Conversion therapy is based on the premise gay people can become straight or, in some cases, homosexuality doesn't exist.

Those who oppose the New York legislation or restrictions on conversion therapy argue that it's a freedom of speech issue and it would prevent some children and teens from getting help that they want and need.

"Youth that seek therapy for unwanted same-sex attractions or gender identity conflicts believe there are specific causes for their attractions, such as sexual abuse, and this therapy helps them resolve those causes and the desires that are a consequence," Christopher Doyle, a counselor and director of the International Healing Foundation in Maryland, said in a statement.

"Counselors are not converting gay youth -- they're actually affirming their clients' desires to live a heterosexual life," Doyle continued. "These laws would be a grave disservice to young people who wish to access counseling from licensed mental health care providers. No government intervention should seek to hinder this sincere desire for help."

Nathan Schaefer, executive director of the Empire State Pride Agenda, agreed with Shurka, saying, "We need Long Island's support."

Sen. Kenneth LaValle (R-Port Jefferson) and Senate Majority Leader Dean Skelos (R-Rockville Centre) have major influence over whether the legislation makes it out of the Senate Higher Education Committee and onto the state Senate floor for a vote before June 17, Schaefer said.

He noted a similar bill passed the Assembly last year with the support of several moderate Long Island Republicans, and some of those lawmakers have pledged to talk to Senate Republicans in their districts about the proposal.

Neither Skelos nor LaValle could be reached late Sunday for comment.

Shurka, a Great Neck native who lives in Brooklyn, told PFLAG attendees the past week has been "a turning point" as President Barack Obama and U.S. Surgeon General Vivek Murthy vocally opposed the therapy.

Shurka said he considers himself a survivor after going through depression, anxiety and isolation during years of trying to change his sexuality.

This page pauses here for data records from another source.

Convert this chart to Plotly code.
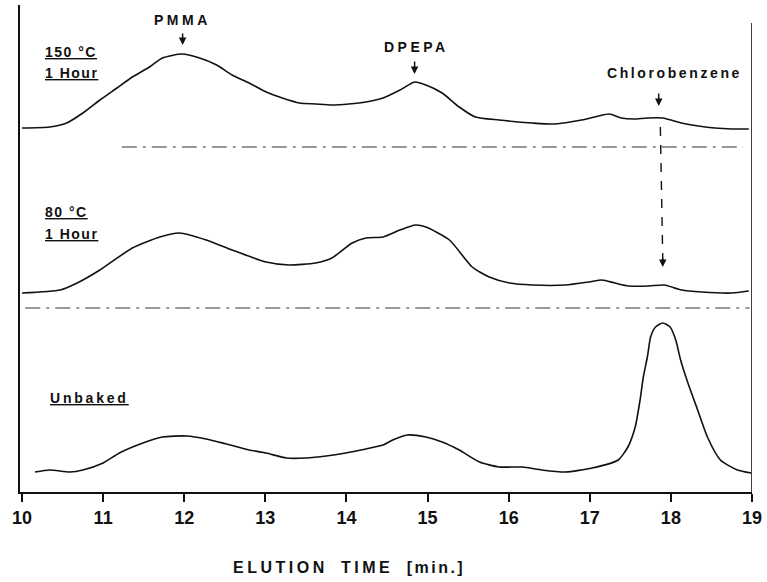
import plotly.graph_objects as go

# ---------------- data ----------------
time_150 = [10.0, 10.34, 10.55, 10.75, 10.96, 11.17, 11.36, 11.57, 11.73, 11.97,
            12.19, 12.40, 12.59, 12.80, 13.01, 13.21, 13.42, 13.62, 13.82, 14.03,
            14.24, 14.45, 14.66, 14.84, 14.98, 15.18, 15.39, 15.59, 15.88, 16.29,
            16.57, 16.90, 17.11, 17.24, 17.39, 17.54, 17.71, 17.90, 18.13, 18.34,
            18.54, 18.75, 18.96]
signal_150 = [1, 2, 6, 16, 29, 41, 52, 62, 71, 75,
              71, 64, 54, 46, 37, 31, 26, 25, 24, 25,
              27, 31, 39, 47, 44, 36, 22, 12, 9, 6,
              5, 9, 13, 15, 11, 10, 11, 11, 6, 3,
              1, 0, 0]

time_80 = [10.0, 10.47, 10.68, 10.96, 11.36, 11.70, 11.94, 12.27, 12.59, 13.01,
           13.29, 13.62, 13.82, 14.07, 14.24, 14.45, 14.66, 14.85, 14.98, 15.27,
           15.55, 15.76, 16.01, 16.29, 16.70, 16.99, 17.15, 17.31, 17.48, 17.73,
           17.92, 18.13, 18.38, 18.75, 18.96]
signal_80 = [0, 3, 10, 23, 45, 56, 60, 53, 43, 31,
             28, 30, 35, 50, 55, 56, 63, 68, 66, 53,
             26, 16, 10, 8, 8, 11, 13, 10, 7, 7,
             8, 3, 1, 0, 2]

time_unbaked = [10.16, 10.34, 10.59, 10.75, 11.00, 11.20, 11.49, 11.73, 12.03, 12.27,
                12.52, 12.80, 13.01, 13.26, 13.50, 13.75, 13.99, 14.24, 14.45, 14.57,
                14.75, 14.98, 15.18, 15.39, 15.64, 15.88, 16.17, 16.41, 16.70, 17.03,
                17.35, 17.47, 17.56, 17.62, 17.66, 17.71, 17.75, 17.81, 17.90, 17.99,
                18.06, 18.12, 18.21, 18.33, 18.45, 18.61, 18.82, 18.99]
signal_unbaked = [2, 4, 2, 4, 11, 21, 31, 37, 38, 35,
                  30, 24, 21, 16, 16, 18, 21, 25, 29, 34,
                  39, 37, 32, 24, 12, 7, 7, 4, 2, 6,
                  14, 27, 47, 74, 97, 117, 137, 147, 151, 147,
                  134, 114, 91, 64, 37, 14, 4, 1]

x_ticks = [10, 11, 12, 13, 14, 15, 16, 17, 18, 19]

# ---------------- layout constants ----------------
OFFSET_150 = 363
OFFSET_80 = 199
OFFSET_UNBAKED = 18
Y_TOP = 487
FONT = "Liberation Sans"

fig = go.Figure()
for t, s, off in [(time_150, signal_150, OFFSET_150),
                  (time_80, signal_80, OFFSET_80),
                  (time_unbaked, signal_unbaked, OFFSET_UNBAKED)]:
    fig.add_trace(go.Scatter(
        x=t, y=[off + v for v in s], mode="lines",
        line=dict(color="#111111", width=1.6, shape="spline", smoothing=0.6),
        showlegend=False, hoverinfo="skip"))

shapes = [
    # separators between stacked chromatograms
    dict(type="line", xref="x", yref="y", x0=11.23, x1=18.89, y0=345, y1=345,
         line=dict(color="#333333", width=1.2, dash="longdashdot")),
    dict(type="line", xref="x", yref="y", x0=10.04, x1=18.97, y0=184, y1=184,
         line=dict(color="#333333", width=1.2, dash="longdashdot")),
    # right frame line
    dict(type="line", xref="x", yref="y", x0=19, x1=19, y0=0, y1=469,
         line=dict(color="#111111", width=1.6)),
    # dashed chlorobenzene guide
    dict(type="line", xref="x", yref="y", x0=17.87, x1=17.90, y0=365, y1=232,
         line=dict(color="#111111", width=1.4, dash="dash")),
]

lab_font = dict(family=FONT, size=14, color="#111111", weight="bold")


def spaced(txt, sp):
    return f'<span style="letter-spacing:{sp}px">{txt}</span>'


annotations = [
    dict(x=10.258, y=440, text="<u>" + spaced("150 °C", 1.5) + "</u>"),
    dict(x=10.258, y=419, text="<u>" + spaced("1 Hour", 1.5) + "</u>"),
    dict(x=10.258, y=280, text="<u>" + spaced("80 °C", 1.5) + "</u>"),
    dict(x=10.258, y=258, text="<u>" + spaced("1 Hour", 1.5) + "</u>"),
    dict(x=10.32, y=94, text="<u>" + spaced("Unbaked", 2.8) + "</u>"),
]
for a in annotations:
    a.update(xref="x", yref="y", xanchor="left", yanchor="middle",
             showarrow=False, font=lab_font)

peak_labels = [
    dict(x=11.98, y=472, text=spaced("PMMA", 3.5)),
    dict(x=14.86, y=445, text=spaced("DPEPA", 3.5)),
    dict(x=18.04, y=419, text=spaced("Chlorobenzene", 2.6)),
]
for a in peak_labels:
    a.update(xref="x", yref="y", xanchor="center", yanchor="middle",
             showarrow=False, font=dict(family=FONT, size=14, color="#111111", weight="bold"))
annotations += peak_labels

arrows = [
    dict(x=11.98, y=447, ay=-13),
    dict(x=14.84, y=418, ay=-14),
    dict(x=17.85, y=386, ay=-14),
    dict(x=17.90, y=225, ay=-10),
]
for a in arrows:
    a.update(xref="x", yref="y", ax=0, text="", showarrow=True,
             arrowhead=2, arrowsize=1, arrowwidth=1.5, arrowcolor="#111111")
annotations += arrows

annotations.append(dict(
    xref="paper", yref="paper", x=0.45, y=0, yshift=-75, xanchor="center", yanchor="middle",
    showarrow=False, text=spaced("ELUTION", 3.5) + "   " + spaced("TIME", 3.5) + "   " + spaced("[min.]", 2.5),
    font=dict(family=FONT, size=16, color="#111111", weight="bold")))

fig.update_layout(
    width=767, height=582,
    margin=dict(l=20, r=12, t=5, b=90),
    paper_bgcolor="white", plot_bgcolor="white",
    shapes=shapes, annotations=annotations,
    xaxis=dict(range=[9.975, 19.0], tickvals=x_ticks, ticktext=[str(v) for v in x_ticks],
               showline=True, linecolor="#111111", linewidth=2,
               ticks="outside", ticklen=8, tickwidth=2, tickcolor="#111111",
               showgrid=False, zeroline=False,
               tickfont=dict(family=FONT, size=18, color="#111111", weight="bold")),
    yaxis=dict(range=[0, Y_TOP], showline=True, linecolor="#111111", linewidth=1.6,
               showticklabels=False, ticks="", showgrid=False, zeroline=False),
)

fig.write_html("out.html", config={"displayModeBar": False},
               post_script="document.body.style.margin='0';document.body.style.padding='0';")
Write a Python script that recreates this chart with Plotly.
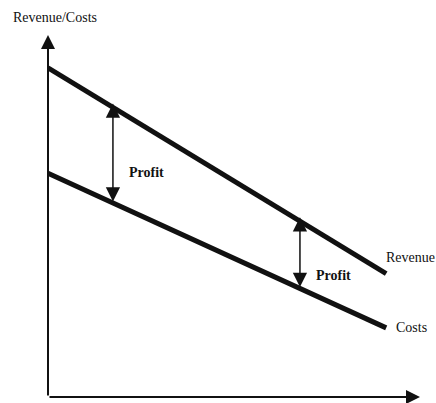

The process required him to avoid women -- including his own mother -- to avoid picking up effeminate mannerisms. He didn't speak to her for three years, which he described as painful.

Several groups with some 600 people in total are going to lobby lawmakers in Albany on this issue and the legislation April 28.

Shurka said New York is closer to a conversion therapy ban even though similar legislation failed in 2014, because lawmakers may be more willing to support the issue in a non-election year.

The issue also became more visible after the December suicide of a 17-year-old Ohio transgendered girl named Leelah Alcorn. She wrote an online suicide note saying she wanted her death to mean something and for trans people to be accepted. She also discussed Christian therapy she underwent, which told her she was wrong for what she was feeling.

In addition, a group of former patients and families, including three from New York, have an ongoing consumer fraud lawsuit against New Jersey-based Jews Offering New Alternatives To Healing (previously Jews Offering New Alternatives To Homosexuality).

In that case, the judge issued a partial summary judgment in February concluding it was a violation of the Consumer Fraud Act for JONAH to characterize homosexuality as a mental illness and for using success statistics "with no factual basis."

The convergence of all of these moments is giving the anticonversion movement new momentum, Shurka said. As co-leader of the #bornperfect campaign to end conversion therapy, an initiative of the San Francisco-based National Center for Lesbian Rights, Shurka said he has made a commitment to outlaw conversion therapy for minors by 2019.

"That's the promise we created," he said.